(DATA PROVIDED):
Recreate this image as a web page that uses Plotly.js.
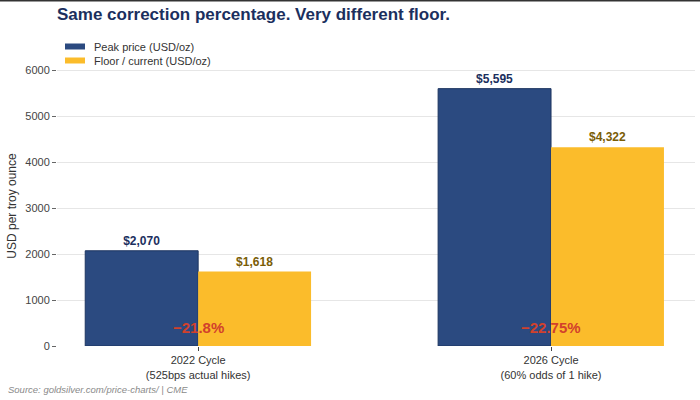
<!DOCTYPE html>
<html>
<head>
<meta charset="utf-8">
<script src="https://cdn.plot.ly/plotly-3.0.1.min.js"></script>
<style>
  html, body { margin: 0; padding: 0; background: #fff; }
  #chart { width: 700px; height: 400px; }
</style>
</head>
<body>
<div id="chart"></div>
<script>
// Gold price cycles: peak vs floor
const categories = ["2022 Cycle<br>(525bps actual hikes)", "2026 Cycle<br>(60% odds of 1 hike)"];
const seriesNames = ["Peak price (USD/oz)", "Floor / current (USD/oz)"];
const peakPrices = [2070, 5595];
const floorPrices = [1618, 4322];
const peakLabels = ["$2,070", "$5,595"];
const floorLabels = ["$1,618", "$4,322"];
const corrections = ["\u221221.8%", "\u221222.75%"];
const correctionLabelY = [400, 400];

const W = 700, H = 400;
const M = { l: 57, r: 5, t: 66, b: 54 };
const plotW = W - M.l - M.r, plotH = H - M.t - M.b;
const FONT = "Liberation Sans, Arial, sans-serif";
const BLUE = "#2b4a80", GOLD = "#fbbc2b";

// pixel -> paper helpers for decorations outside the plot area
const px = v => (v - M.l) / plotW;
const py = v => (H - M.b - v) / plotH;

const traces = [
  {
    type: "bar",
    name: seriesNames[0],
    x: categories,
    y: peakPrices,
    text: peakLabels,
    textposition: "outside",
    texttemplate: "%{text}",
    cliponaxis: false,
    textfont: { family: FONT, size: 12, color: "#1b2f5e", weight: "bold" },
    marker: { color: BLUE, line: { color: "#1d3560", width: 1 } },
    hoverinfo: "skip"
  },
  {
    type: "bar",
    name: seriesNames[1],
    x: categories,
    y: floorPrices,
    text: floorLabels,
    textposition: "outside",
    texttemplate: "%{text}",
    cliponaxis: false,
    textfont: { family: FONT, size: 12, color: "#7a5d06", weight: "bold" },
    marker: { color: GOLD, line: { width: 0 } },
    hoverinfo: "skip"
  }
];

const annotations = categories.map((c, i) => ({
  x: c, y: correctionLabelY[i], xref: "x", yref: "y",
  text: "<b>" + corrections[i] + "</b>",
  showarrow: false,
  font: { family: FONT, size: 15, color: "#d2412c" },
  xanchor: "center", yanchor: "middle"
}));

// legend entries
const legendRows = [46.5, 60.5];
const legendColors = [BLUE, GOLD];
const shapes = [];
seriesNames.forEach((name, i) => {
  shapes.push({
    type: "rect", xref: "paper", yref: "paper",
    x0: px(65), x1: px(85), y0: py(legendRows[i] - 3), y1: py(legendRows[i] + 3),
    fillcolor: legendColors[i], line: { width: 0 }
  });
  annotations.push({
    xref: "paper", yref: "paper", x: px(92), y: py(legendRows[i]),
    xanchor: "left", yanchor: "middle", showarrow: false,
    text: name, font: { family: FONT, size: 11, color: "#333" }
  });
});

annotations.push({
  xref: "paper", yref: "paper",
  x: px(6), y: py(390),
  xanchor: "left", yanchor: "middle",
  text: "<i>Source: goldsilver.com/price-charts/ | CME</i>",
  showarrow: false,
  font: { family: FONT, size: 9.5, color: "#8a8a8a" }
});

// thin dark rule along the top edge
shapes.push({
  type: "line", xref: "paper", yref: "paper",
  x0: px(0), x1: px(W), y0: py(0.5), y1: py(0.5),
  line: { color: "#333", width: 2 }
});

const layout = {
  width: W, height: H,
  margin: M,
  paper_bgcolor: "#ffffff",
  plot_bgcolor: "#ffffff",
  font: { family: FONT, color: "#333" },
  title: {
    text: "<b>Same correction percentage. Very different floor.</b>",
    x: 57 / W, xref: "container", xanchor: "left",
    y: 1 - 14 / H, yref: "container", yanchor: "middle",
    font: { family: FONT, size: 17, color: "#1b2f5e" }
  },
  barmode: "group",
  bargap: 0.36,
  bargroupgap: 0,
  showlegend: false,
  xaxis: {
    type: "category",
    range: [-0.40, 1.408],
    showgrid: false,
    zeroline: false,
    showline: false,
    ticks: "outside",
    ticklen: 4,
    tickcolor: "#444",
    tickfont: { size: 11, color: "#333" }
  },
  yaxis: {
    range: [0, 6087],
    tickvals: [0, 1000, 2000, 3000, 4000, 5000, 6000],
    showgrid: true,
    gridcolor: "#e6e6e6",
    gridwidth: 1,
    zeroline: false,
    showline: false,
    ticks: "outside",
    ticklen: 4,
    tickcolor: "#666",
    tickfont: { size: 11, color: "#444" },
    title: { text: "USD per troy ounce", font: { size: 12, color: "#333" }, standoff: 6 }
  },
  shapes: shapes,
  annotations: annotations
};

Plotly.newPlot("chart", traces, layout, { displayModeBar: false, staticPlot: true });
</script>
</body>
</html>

(EXERCISE DESCRIPTION): Starting at the first line of the material, output exactly the lines up to and including the one with "const py = v => (H - M.b - v) / plotH;". Do not include the pictures.

(THE SOLUTION):
Recreate this image as a web page that uses Plotly.js.
<!DOCTYPE html>
<html>
<head>
<meta charset="utf-8">
<script src="https://cdn.plot.ly/plotly-3.0.1.min.js"></script>
<style>
  html, body { margin: 0; padding: 0; background: #fff; }
  #chart { width: 700px; height: 400px; }
</style>
</head>
<body>
<div id="chart"></div>
<script>
// Gold price cycles: peak vs floor
const categories = ["2022 Cycle<br>(525bps actual hikes)", "2026 Cycle<br>(60% odds of 1 hike)"];
const seriesNames = ["Peak price (USD/oz)", "Floor / current (USD/oz)"];
const peakPrices = [2070, 5595];
const floorPrices = [1618, 4322];
const peakLabels = ["$2,070", "$5,595"];
const floorLabels = ["$1,618", "$4,322"];
const corrections = ["\u221221.8%", "\u221222.75%"];
const correctionLabelY = [400, 400];

const W = 700, H = 400;
const M = { l: 57, r: 5, t: 66, b: 54 };
const plotW = W - M.l - M.r, plotH = H - M.t - M.b;
const FONT = "Liberation Sans, Arial, sans-serif";
const BLUE = "#2b4a80", GOLD = "#fbbc2b";

// pixel -> paper helpers for decorations outside the plot area
const px = v => (v - M.l) / plotW;
const py = v => (H - M.b - v) / plotH;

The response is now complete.